We had accumulated data regarding the infection resulting from the virus and the suggested measures of prevention from WHO and other authorised organisations. We also listened to several news channels to get details of the challenges faced by other air ambulance companies in transporting coronavirus patients. These data enabled us to understand the intricacies of administering healthcare to symptomatic or asymptomatic COVID-19 patients within an enclosed environment. We applied all the information we had gathered to our fleet of air ambulances to transport COVID-19 patients. These are our principal considerations while assessing the risks involved during the process of transporting a patient infected by the coronavirus.
Why Did PPE Not Solve Anything?
While PPE has been very efficient in the prevention of infection amongst medical care personnel and doctors on the ground, it did not offer any solutions up in the air. If a patient needs to get transported with severe levels of Coronavirus infection, possibilities are that the patient’s conditions might deteriorate during the flight. In case a patient loses consciousness and needs intervention or administration of medical procedures to reinitiate breathing, chances are that the paramedics or doctors might need to administer Aerosol Generation Procedures such as CPR or manual ventilation. According to the guidance from Public Health England, all medical personnel should wear level 3 PPE during any such procedure.
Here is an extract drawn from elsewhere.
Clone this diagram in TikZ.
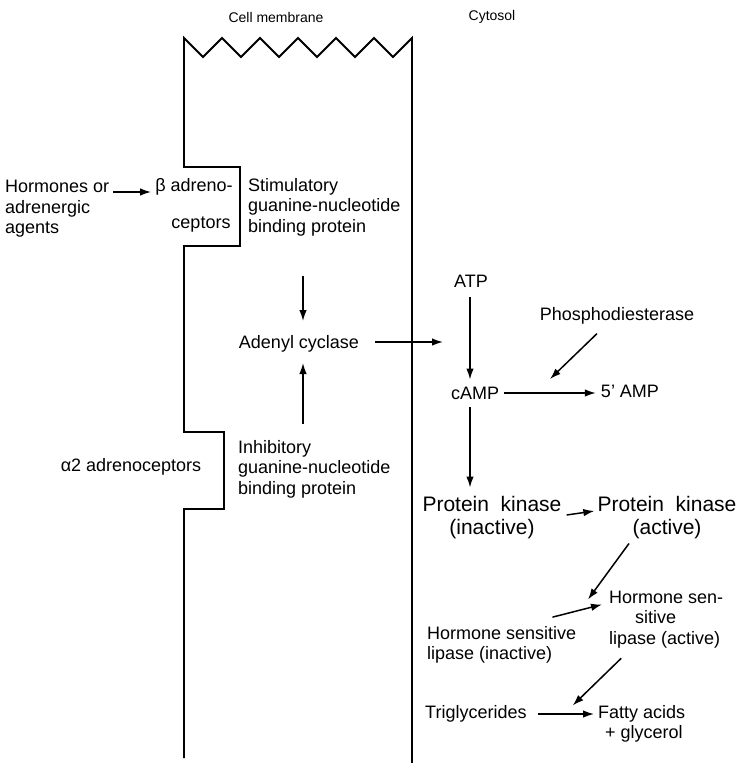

Providing everyone with PPE did not make a viable solution because of two reasons. Level 3 PPE is not fire retardant according to the standards of aviation and thus cannot completely cover anybody on the flight. Nor could they wear the full face masks with visors which are essential to prevent infection via respiratory droplets. Furthermore, the full face masks cause hindrance in communications via microphones. That is why it becomes difficult for pilots to effectively communicate with ground control which automatically becomes a safety issue.
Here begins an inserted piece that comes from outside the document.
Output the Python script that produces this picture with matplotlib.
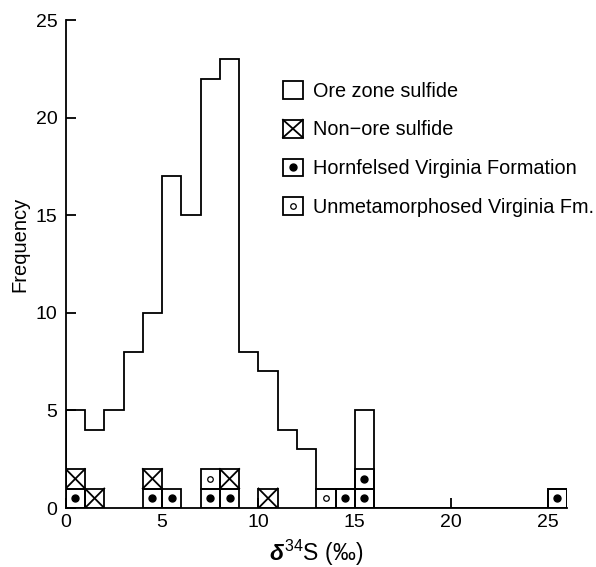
"""
Histogram of sulfur isotope values (delta34S) for ore zone sulfides, with
individual samples of the other groups drawn as marked unit cells.
"""

import numpy as np
import matplotlib

matplotlib.use("Agg")
import matplotlib.pyplot as plt
from matplotlib.legend_handler import HandlerBase
from matplotlib.lines import Line2D
from matplotlib.patches import Rectangle

# One-per-mil bins from 0 to 26
bin_edges = np.arange(0, 27)

# Ore zone sulfide counts per bin (0-1, 1-2, ..., 25-26)
ore_zone_counts = [3, 3, 5, 8, 8, 16, 15, 20, 21, 8, 6, 4, 3, 0, 0, 3,
                   0, 0, 0, 0, 0, 0, 0, 0, 0, 0]

# Single samples of the other groups, given by the left edge of their bin
hornfelsed_bins = [0, 4, 5, 7, 8, 14, 15, 15, 25]
unmetamorphosed_bins = [7, 13]
non_ore_bins = [0, 1, 4, 8, 10]

legend_kinds = ["ore", "non_ore", "hornfelsed", "unmetamorphosed"]
legend_labels = ["Ore zone sulfide", "Non\u2212ore sulfide",
                 "Hornfelsed Virginia Formation", "Unmetamorphosed Virginia Fm."]

y_ticks = [0, 5, 10, 15, 20, 25]
x_ticks = [0, 5, 10, 15, 20, 25]

LINE_WIDTH = 1.3
FONT_SIZE = 14


def cell_artists(kind, x0, y0, w, h, transform):
    """Box for one sample, with the symbol of its group."""
    artists = [Rectangle((x0, y0), w, h, fill=False, ec="black",
                         lw=LINE_WIDTH, transform=transform)]
    if kind == "non_ore":
        for ys in ([y0, y0 + h], [y0 + h, y0]):
            artists.append(Line2D([x0, x0 + w], ys, color="black",
                                  lw=LINE_WIDTH, transform=transform))
    elif kind == "hornfelsed":
        artists.append(Line2D([x0 + w / 2], [y0 + h / 2], ls="none", marker="o",
                              ms=5, color="black", transform=transform))
    elif kind == "unmetamorphosed":
        artists.append(Line2D([x0 + w / 2], [y0 + h / 2], ls="none", marker="o",
                              ms=4, mfc="white", mec="black", mew=0.9,
                              transform=transform))
    return artists


class CellKey:
    def __init__(self, kind):
        self.kind = kind


class CellHandler(HandlerBase):
    def create_artists(self, legend, orig_handle, xdescent, ydescent,
                       width, height, fontsize, trans):
        return cell_artists(orig_handle.kind, -xdescent, -ydescent,
                            width, height, trans)


def main():
    plt.rcParams["font.family"] = ["Liberation Sans", "DejaVu Sans"]
    plt.rcParams["mathtext.fontset"] = "custom"
    plt.rcParams["mathtext.rm"] = "Liberation Sans"
    plt.rcParams["mathtext.it"] = "Liberation Sans:italic:bold"

    fig = plt.figure(figsize=(5.96, 5.67), dpi=100)
    ax = fig.add_axes([0.1102, 0.104, 0.841, 0.8607])

    # stack the single samples bottom-up in each bin
    n_bins = len(bin_edges) - 1
    level = np.zeros(n_bins, dtype=int)
    for kind, bins in (("hornfelsed", hornfelsed_bins),
                       ("unmetamorphosed", unmetamorphosed_bins),
                       ("non_ore", non_ore_bins)):
        for b in bins:
            for art in cell_artists(kind, bin_edges[b], level[b], 1, 1, ax.transData):
                ax.add_artist(art)
            level[b] += 1

    total = level + np.asarray(ore_zone_counts)
    ax.stairs(total, bin_edges, baseline=0, color="black", lw=LINE_WIDTH)

    ax.set_xlim(bin_edges[0], bin_edges[-1])
    ax.set_ylim(0, 25)
    ax.set_xticks(x_ticks)
    ax.set_yticks(y_ticks)
    for side in ("top", "right"):
        ax.spines[side].set_visible(False)
    for side in ("left", "bottom"):
        ax.spines[side].set_linewidth(LINE_WIDTH)
    ax.tick_params(direction="in", length=7, width=LINE_WIDTH, labelsize=FONT_SIZE)
    ax.tick_params(axis="y", pad=6)
    ax.tick_params(axis="x", pad=4.5)

    ax.set_ylabel("Frequency", fontsize=FONT_SIZE + 0.5)
    ax.yaxis.set_label_coords(-0.073, 0.54)
    ax.set_xlabel(r"$\delta^{34}$S (‰)", fontsize=16.5)
    ax.xaxis.set_label_coords(0.5, -0.062)

    handles = [CellKey(k) for k in legend_kinds]
    ax.legend(handles, legend_labels, handler_map={CellKey: CellHandler()},
              loc="upper left", bbox_to_anchor=(0.4335, 0.875),
              frameon=False, fontsize=14.3, borderpad=0, borderaxespad=0,
              handlelength=1.0, handleheight=1.0, handletextpad=0.5,
              labelspacing=0.96)

    fig.savefig("out.png", dpi=100)


if __name__ == "__main__":
    main()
Maintaining distance can be a social norm nowadays, but it is impossible to follow inside an aircraft, especially between the medical staff and infected patients. Since the patient and everyone else is breathing the same recycled air, the risk of paramedics, doctors and pilots inside the air ambulance goes up manifold. Because of such reasons a lot of air ambulance helicopters in the UK had to stop their air operations and continue with their ground operations only.
There is no way to determine if a patient is suffering from coronavirus infection or not outside a hospital environment. As we stated earlier, many infected patients might be completely asymptomatic. So it is impossible to distinguish between an infected and a non-infected patient by a pre-hospital screening process. That is why it becomes necessary to transport all coronavirus patients or other patients the same way while maintaining the safety of the flight and medical crew.
We have recently purchased a few EpiShuttle units manufactured by EpiGuard for our fleet of air ambulances. These single-patient portable units are self-contained to provide a maximum level of safety to the patient as well as those on board the flight. These units can have their dedicated airflow system to maintain constant levels of oxygen and can be hooked with any type of life support system. They can get on any type of medical transportation such as aeroplanes, helicopters or ground ambulances. EpiShuttles have a mattress that provides comfort for patients up to 24 hours, and the see-through hardtop allows complete visibility between the patient and the surrounding environment.
EpiShuttles now allow us to continue our medical repatriation and regular operations without adding any further risks to our flight crew, medical staff, the healthcare community or the general public.